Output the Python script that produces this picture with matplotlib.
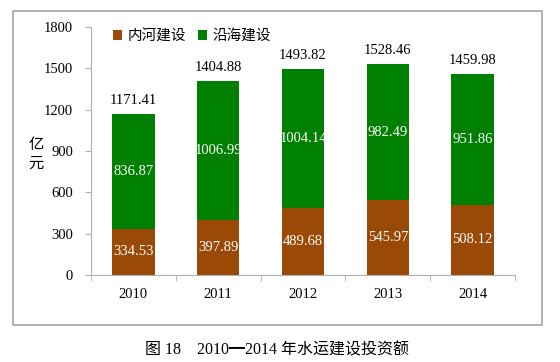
import matplotlib
matplotlib.use("Agg")
import matplotlib.pyplot as plt
from matplotlib.patches import Rectangle
import numpy as np

years = ["2010", "2011", "2012", "2013", "2014"]
inland = [334.53, 397.89, 489.68, 545.97, 508.12]
coastal = [836.87, 1006.99, 1004.14, 982.49, 951.86]
totals = [1171.41, 1404.88, 1493.82, 1528.46, 1459.98]
series_names = ["内河建设", "沿海建设"]
yticks = [0, 300, 600, 900, 1200, 1500, 1800]
caption = "图 18　2010━2014 年水运建设投资额"

brown = "#9a4a06"
green = "#008000"
serif = ["Liberation Serif", "DejaVu Serif"]
cjk = ["Noto Sans CJK SC", "DejaVu Sans"]
mixed = ["Liberation Serif", "Noto Sans CJK SC", "DejaVu Sans"]

fig = plt.figure(figsize=(5.6, 3.62), dpi=100)
fig.patch.set_facecolor("white")

# outer frame
fig.patches.append(Rectangle((13/560, 1-325/362), 529/560, 314/362,
                             transform=fig.transFigure, fill=False,
                             edgecolor="#a6a6a6", linewidth=1.2))

ax = fig.add_axes([91/560, 1-275/362, (515-91)/560, (275-27)/362])
x = np.arange(len(years))
w = 0.5
ax.bar(x, inland, width=w, color=brown, label=series_names[0], zorder=2)
ax.bar(x, coastal, width=w, bottom=inland, color=green, label=series_names[1], zorder=2)

for i in range(len(years)):
    ax.text(x[i], inland[i]/2, f"{inland[i]:.2f}", ha="center", va="center",
            color="white", fontsize=10.5, family=serif)
    ax.text(x[i], inland[i] + coastal[i]/2, f"{coastal[i]:.2f}", ha="center", va="center",
            color="white", fontsize=10.5, family=serif)
    ax.annotate(f"{totals[i]:.2f}", (x[i], totals[i]), xytext=(0, 5),
                textcoords="offset points", ha="center", va="bottom",
                color="black", fontsize=10.5, family=serif)

ax.set_xlim(-0.5, len(years) - 0.5)
ax.set_ylim(0, 1800)
ax.set_yticks(yticks)
ax.set_yticklabels([str(v) for v in yticks], family=serif, fontsize=10.5)
ax.set_xticks(x)
ax.set_xticklabels(years, family=serif, fontsize=10.5)
ax.set_xticks(np.arange(-0.5, len(years)), minor=True)
ax.tick_params(axis="x", which="major", length=0, pad=9)
ax.tick_params(axis="x", which="minor", length=4, color="#b0b0b0")
ax.tick_params(axis="y", length=4, color="#b0b0b0", pad=9)
for s in ["top", "right"]:
    ax.spines[s].set_visible(False)
for s in ["left", "bottom"]:
    ax.spines[s].set_color("#b0b0b0")

fig.text(36/560, 1-154/362, "亿\n元", ha="center", va="center",
         fontsize=11, family=cjk, linespacing=1.1)

ax.legend(loc="upper left", bbox_to_anchor=(100/560, 1-16/362),
          bbox_transform=fig.transFigure, ncol=2, frameon=False,
          prop={"family": cjk, "size": 10.5}, handlelength=0.6,
          handleheight=0.6, handletextpad=0.4, columnspacing=0.8)

fig.text(277/560, 1-350/362, caption, ha="center", va="center",
         fontsize=11.5, family=mixed)

fig.savefig("out.png", dpi=100)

**Exercise task**
Using the material above, set down every line exactly, but skip the pictures.

**Task response**
Output the Python script that produces this picture with matplotlib.
import matplotlib
matplotlib.use("Agg")
import matplotlib.pyplot as plt
from matplotlib.patches import Rectangle
import numpy as np

years = ["2010", "2011", "2012", "2013", "2014"]
inland = [334.53, 397.89, 489.68, 545.97, 508.12]
coastal = [836.87, 1006.99, 1004.14, 982.49, 951.86]
totals = [1171.41, 1404.88, 1493.82, 1528.46, 1459.98]
series_names = ["内河建设", "沿海建设"]
yticks = [0, 300, 600, 900, 1200, 1500, 1800]
caption = "图 18　2010━2014 年水运建设投资额"

brown = "#9a4a06"
green = "#008000"
serif = ["Liberation Serif", "DejaVu Serif"]
cjk = ["Noto Sans CJK SC", "DejaVu Sans"]
mixed = ["Liberation Serif", "Noto Sans CJK SC", "DejaVu Sans"]

fig = plt.figure(figsize=(5.6, 3.62), dpi=100)
fig.patch.set_facecolor("white")

# outer frame
fig.patches.append(Rectangle((13/560, 1-325/362), 529/560, 314/362,
                             transform=fig.transFigure, fill=False,
                             edgecolor="#a6a6a6", linewidth=1.2))

ax = fig.add_axes([91/560, 1-275/362, (515-91)/560, (275-27)/362])
x = np.arange(len(years))
w = 0.5
ax.bar(x, inland, width=w, color=brown, label=series_names[0], zorder=2)
ax.bar(x, coastal, width=w, bottom=inland, color=green, label=series_names[1], zorder=2)

for i in range(len(years)):
    ax.text(x[i], inland[i]/2, f"{inland[i]:.2f}", ha="center", va="center",
            color="white", fontsize=10.5, family=serif)
    ax.text(x[i], inland[i] + coastal[i]/2, f"{coastal[i]:.2f}", ha="center", va="center",
            color="white", fontsize=10.5, family=serif)
    ax.annotate(f"{totals[i]:.2f}", (x[i], totals[i]), xytext=(0, 5),
                textcoords="offset points", ha="center", va="bottom",
                color="black", fontsize=10.5, family=serif)

ax.set_xlim(-0.5, len(years) - 0.5)
ax.set_ylim(0, 1800)
ax.set_yticks(yticks)
ax.set_yticklabels([str(v) for v in yticks], family=serif, fontsize=10.5)
ax.set_xticks(x)
ax.set_xticklabels(years, family=serif, fontsize=10.5)
ax.set_xticks(np.arange(-0.5, len(years)), minor=True)
ax.tick_params(axis="x", which="major", length=0, pad=9)
ax.tick_params(axis="x", which="minor", length=4, color="#b0b0b0")
ax.tick_params(axis="y", length=4, color="#b0b0b0", pad=9)
for s in ["top", "right"]:
    ax.spines[s].set_visible(False)
for s in ["left", "bottom"]:
    ax.spines[s].set_color("#b0b0b0")

fig.text(36/560, 1-154/362, "亿\n元", ha="center", va="center",
         fontsize=11, family=cjk, linespacing=1.1)

ax.legend(loc="upper left", bbox_to_anchor=(100/560, 1-16/362),
          bbox_transform=fig.transFigure, ncol=2, frameon=False,
          prop={"family": cjk, "size": 10.5}, handlelength=0.6,
          handleheight=0.6, handletextpad=0.4, columnspacing=0.8)

fig.text(277/560, 1-350/362, caption, ha="center", va="center",
         fontsize=11.5, family=mixed)

fig.savefig("out.png", dpi=100)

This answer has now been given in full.